On smooth film substrates — BOPP, PET — cold foil can achieve metallic brightness levels comparable to hot foil when the flexo adhesive print quality is tightly controlled. The critical variables are anilox specification and adhesive viscosity. On uncoated or textured papers, cold foil consistently underperforms hot foil in both transfer completeness and edge definition.
What causes foil edge dropout on fine linework?
The most common cause is a mismatch between the foil’s conformance range and the substrate surface profile. On textured stocks, a flat die face cannot apply consistent pressure across the surface irregularities, resulting in incomplete transfer at design edges. Switching to a textured or sculptured die face typically resolves this — in our qualification testing, this change brought transfer coverage from below 80% to above 97%.
Is hot foil stamping always more expensive than cold foil?
The cost gap has narrowed significantly. Hot foiling requires offline processing and more complex press setup, but the cost difference per label is shrinking as press technology advances. For complex designs requiring embossing or textured metallic effects, hot foiling is the only viable process — and in those cases, the cost comparison to cold foil is irrelevant because cold foil cannot deliver the result.
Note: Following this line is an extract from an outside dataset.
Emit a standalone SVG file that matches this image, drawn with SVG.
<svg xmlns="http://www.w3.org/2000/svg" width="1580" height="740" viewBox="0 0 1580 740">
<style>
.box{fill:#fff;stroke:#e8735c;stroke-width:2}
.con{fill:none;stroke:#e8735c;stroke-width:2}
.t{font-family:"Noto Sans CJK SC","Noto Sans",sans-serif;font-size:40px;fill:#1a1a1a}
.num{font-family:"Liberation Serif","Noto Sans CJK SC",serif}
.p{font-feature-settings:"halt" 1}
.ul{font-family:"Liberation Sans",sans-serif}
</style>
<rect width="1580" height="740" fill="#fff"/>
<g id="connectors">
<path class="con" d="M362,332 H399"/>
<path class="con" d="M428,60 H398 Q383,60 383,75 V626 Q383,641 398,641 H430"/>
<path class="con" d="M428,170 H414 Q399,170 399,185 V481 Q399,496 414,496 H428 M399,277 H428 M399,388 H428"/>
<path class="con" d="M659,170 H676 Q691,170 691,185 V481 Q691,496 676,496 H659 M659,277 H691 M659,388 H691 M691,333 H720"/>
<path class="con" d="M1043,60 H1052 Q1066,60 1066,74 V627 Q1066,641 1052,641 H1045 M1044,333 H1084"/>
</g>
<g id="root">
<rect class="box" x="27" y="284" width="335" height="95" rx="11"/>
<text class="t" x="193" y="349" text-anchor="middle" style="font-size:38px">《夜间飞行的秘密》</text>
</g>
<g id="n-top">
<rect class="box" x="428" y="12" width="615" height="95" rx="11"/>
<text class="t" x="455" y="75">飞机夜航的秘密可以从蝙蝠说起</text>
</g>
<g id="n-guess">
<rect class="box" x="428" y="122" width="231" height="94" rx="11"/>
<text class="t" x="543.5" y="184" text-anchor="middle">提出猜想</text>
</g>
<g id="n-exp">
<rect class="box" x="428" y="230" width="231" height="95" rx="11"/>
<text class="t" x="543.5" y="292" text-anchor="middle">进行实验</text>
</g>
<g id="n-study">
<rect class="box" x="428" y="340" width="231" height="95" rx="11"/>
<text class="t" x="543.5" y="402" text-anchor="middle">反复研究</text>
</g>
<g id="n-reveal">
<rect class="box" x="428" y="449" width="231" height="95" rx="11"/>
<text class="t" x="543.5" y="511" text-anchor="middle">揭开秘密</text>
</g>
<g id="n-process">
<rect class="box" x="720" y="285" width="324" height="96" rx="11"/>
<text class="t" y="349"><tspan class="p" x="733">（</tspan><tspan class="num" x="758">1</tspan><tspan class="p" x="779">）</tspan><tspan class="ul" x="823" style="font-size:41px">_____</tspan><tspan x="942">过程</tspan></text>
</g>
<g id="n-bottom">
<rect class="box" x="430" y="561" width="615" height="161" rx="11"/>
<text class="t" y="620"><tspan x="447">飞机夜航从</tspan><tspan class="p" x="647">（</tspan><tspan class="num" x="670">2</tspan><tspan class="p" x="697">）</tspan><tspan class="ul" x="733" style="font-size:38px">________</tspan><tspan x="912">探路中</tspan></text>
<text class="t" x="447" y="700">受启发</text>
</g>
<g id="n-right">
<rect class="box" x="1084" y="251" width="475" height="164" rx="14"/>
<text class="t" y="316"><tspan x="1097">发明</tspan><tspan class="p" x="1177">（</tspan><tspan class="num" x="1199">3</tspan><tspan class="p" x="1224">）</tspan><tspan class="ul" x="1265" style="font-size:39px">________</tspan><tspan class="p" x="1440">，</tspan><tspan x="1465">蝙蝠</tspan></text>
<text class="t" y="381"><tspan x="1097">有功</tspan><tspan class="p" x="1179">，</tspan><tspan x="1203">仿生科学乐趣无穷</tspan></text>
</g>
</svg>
What substrate information do I need to provide when specifying foil decoration?
At minimum: stock type (coated, uncoated, film), caliper and caliper tolerance, surface finish specification (if coated), and a complete description of all ink and varnish layers that will be present beneath the foil area at the time of stamping. The foil grade and die specification cannot be finalized without this information.
Does foil decoration affect the recyclability of paper packaging?
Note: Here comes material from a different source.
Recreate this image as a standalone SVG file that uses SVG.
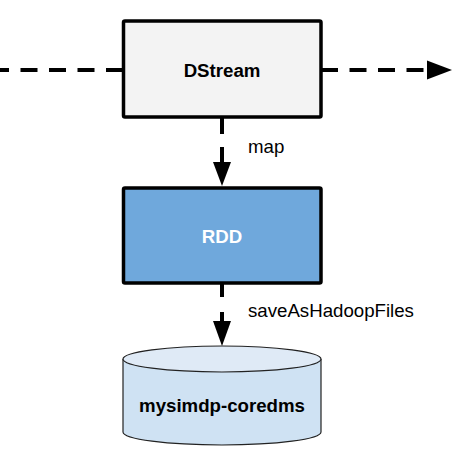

It depends on the foil type, substrate, and end-market requirements. Metallic foil lamination on paperboard can complicate fiber recovery in standard recycling streams. Buyers specifying foil-decorated cartons for markets with recycling claims should verify recyclability status with their converter and review applicable guidance under ISO 14021:2016 before making environmental declarations on pack. Some hot foil grades are designed with detackable release systems that improve recyclability — ask your supplier specifically about this.